Querido Amigo, Parabens pelo conteudo deste drama. Foi verdadeiro e infelizmente, existem pessoas que nunca viram esta fotografia que já correu mundo há alguns anos... Parece-me que a estou a ver no primeiro email que recebi. É uma verdadeira obra-prima esta imagem. Causa-nos um arrepio profundo ao olharmos bem para ela. Aquela criança paupèrrima, toda vergada e completamente esquelética de um corpinho desnutrido e esgotado pela fome, estando atrás dela afastado a uns escassos metros, um abutre em posição de ataque, aguardando ansiosamente o momento do desfalecimento e morte para atacar a sua presa.

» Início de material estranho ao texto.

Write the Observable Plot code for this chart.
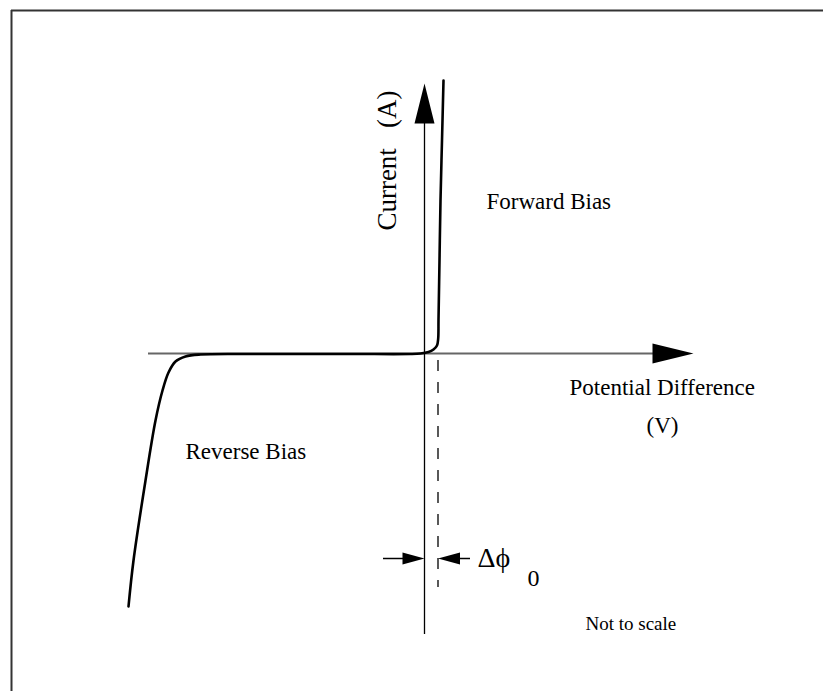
<!DOCTYPE html>
<html>
<head>
<meta charset="utf-8">
<script src="https://cdn.jsdelivr.net/npm/d3@7"></script>
<script src="https://cdn.jsdelivr.net/npm/@observablehq/plot@0.6"></script>
<style>
  html, body { margin: 0; padding: 0; background: #fff; }
</style>
</head>
<body>
<div id="chart"></div>
<script>
// Diode I–V characteristic (schematic, arbitrary units).
// Potential difference (V) and current (A) along the curve.
const voltage = [-5.92, -5.82, -5.58, -5.38, -5.24, -5.12, -4.98, -4.78, -4.48, -3.48, -1.48, -0.28, -0.08,
                 0.08, 0.18, 0.25, 0.274, 0.28, 0.30, 0.32, 0.35, 0.38];
const current = [-5.06, -4.14, -2.54, -1.34, -0.74, -0.38, -0.16, -0.06, -0.02, -0.01, -0.01, -0.01, 0,
                 0.03, 0.08, 0.16, 0.30, 0.66, 1.86, 3.06, 4.26, 5.46];

// Turn-on offset marked on the voltage axis
const offsetV = 0.27;

const labels = ["Forward Bias", "Reverse Bias", "Potential Difference", "(V)", "Not to scale"];

const curve = voltage.map((v, i) => ({V: v, I: current[i]}));

// Filled arrowhead: tip at the origin, pointing up before rotation
function head(length, width) {
  return {
    draw(ctx) {
      ctx.moveTo(0, 0);
      ctx.lineTo(width / 2, length);
      ctx.lineTo(-width / 2, length);
      ctx.closePath();
    }
  };
}

const chart = Plot.plot({
  width: 823,
  height: 691,
  margin: 0,
  x: {domain: [-8.48, 7.98], axis: null},
  y: {domain: [-6.76, 7.06], axis: null},
  style: {background: "#fff", fontFamily: "'Liberation Serif', 'Times New Roman', serif", color: "#000"},
  marks: [
    // border
    Plot.ruleX([-8.26], {y1: -6.76, y2: 6.86, stroke: "#333", strokeWidth: 2}),
    Plot.ruleY([6.86], {x1: -8.26, x2: 7.98, stroke: "#333", strokeWidth: 2}),

    // axes
    Plot.ruleY([0], {x1: -5.52, x2: 4.6, stroke: "#666", strokeWidth: 2}),
    Plot.ruleX([0], {y1: -5.62, y2: 4.62, stroke: "#000", strokeWidth: 1.3}),
    Plot.dot([{V: 0, I: 5.4}], {x: "V", y: "I", symbol: head(40, 20), fill: "#000", stroke: "none", rotate: 0}),
    Plot.dot([{V: 5.38, I: 0}], {x: "V", y: "I", symbol: head(41, 20), fill: "#000", stroke: "none", rotate: 90}),

    // offset marker
    Plot.ruleX([offsetV], {y1: -0.14, y2: -4.68, stroke: "#000", strokeWidth: 1.3, strokeDasharray: "11,11"}),
    Plot.ruleY([-4.1], {x1: -0.82, x2: -0.2, stroke: "#000", strokeWidth: 1.5}),
    Plot.ruleY([-4.1], {x1: offsetV + 0.3, x2: 0.92, stroke: "#000", strokeWidth: 1.5}),
    Plot.dot([{V: 0, I: -4.1}], {x: "V", y: "I", symbol: head(22, 12), fill: "#000", stroke: "none", rotate: 90}),
    Plot.dot([{V: offsetV, I: -4.1}], {x: "V", y: "I", symbol: head(22, 12), fill: "#000", stroke: "none", rotate: -90}),

    // characteristic curve
    Plot.line(curve, {x: "V", y: "I", curve: "catmull-rom", stroke: "#000", strokeWidth: 2.6}),

    // labels
    Plot.text(["Current   (A)"], {x: -0.74, y: 3.86, rotate: -90, fontSize: 27, textAnchor: "middle", lineAnchor: "middle"}),
    Plot.text([labels[0]], {x: 1.24, y: 3.04, fontSize: 23, textAnchor: "start", lineAnchor: "middle"}),
    Plot.text([labels[1]], {x: -4.78, y: -1.96, fontSize: 23, textAnchor: "start", lineAnchor: "middle"}),
    Plot.text([labels[2]], {x: 2.9, y: -0.68, fontSize: 23, textAnchor: "start", lineAnchor: "middle"}),
    Plot.text([labels[3]], {x: 4.76, y: -1.44, fontSize: 23, textAnchor: "middle", lineAnchor: "middle"}),
    Plot.text([labels[4]], {x: 3.22, y: -5.4, fontSize: 19, textAnchor: "start", lineAnchor: "middle"}),
    Plot.text(["Δϕ"], {x: 1.06, y: -4.1, fontSize: 28, textAnchor: "start", lineAnchor: "middle"}),
    Plot.text(["0"], {x: 2.06, y: -4.5, fontSize: 24, textAnchor: "start", lineAnchor: "middle"})
  ]
});

document.getElementById("chart").appendChild(chart);
</script>
</body>
</html>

QUE FOTOGRAFIA ESPECTACULAR e DRAMÁTICA. Mas depois de ler a entrevista do Kevin Carter é que pude compreender o que ele deve ter sentido naquele momento. Mas a verdade é esta : ninguem pode ser julgado, porque há momentos na vida que são inexplicáveis e demasiadamente tristes para serem justificados e punidos. O que ele fez, qualquer um de nós o poderia ter feito nessa situação, já pensaram nisso ????
MUITOS PARABENS ALBERTO !
Oxalá, MUITOS MAIS LEITORES E AMIGOS TEUS possam ler este teu relato e postem tambem comentarios ao mesmo. Ficas feliz por isso, não é verdade Amigo ??EU SEI QUE SIM, porque já te vou conhecendo e obrigada.
Um beijinho grande .
M. P. (Mena) p.s. Espero que leias este meu comentário. Vou tentar não te avisar agora, como sempe faço, ok???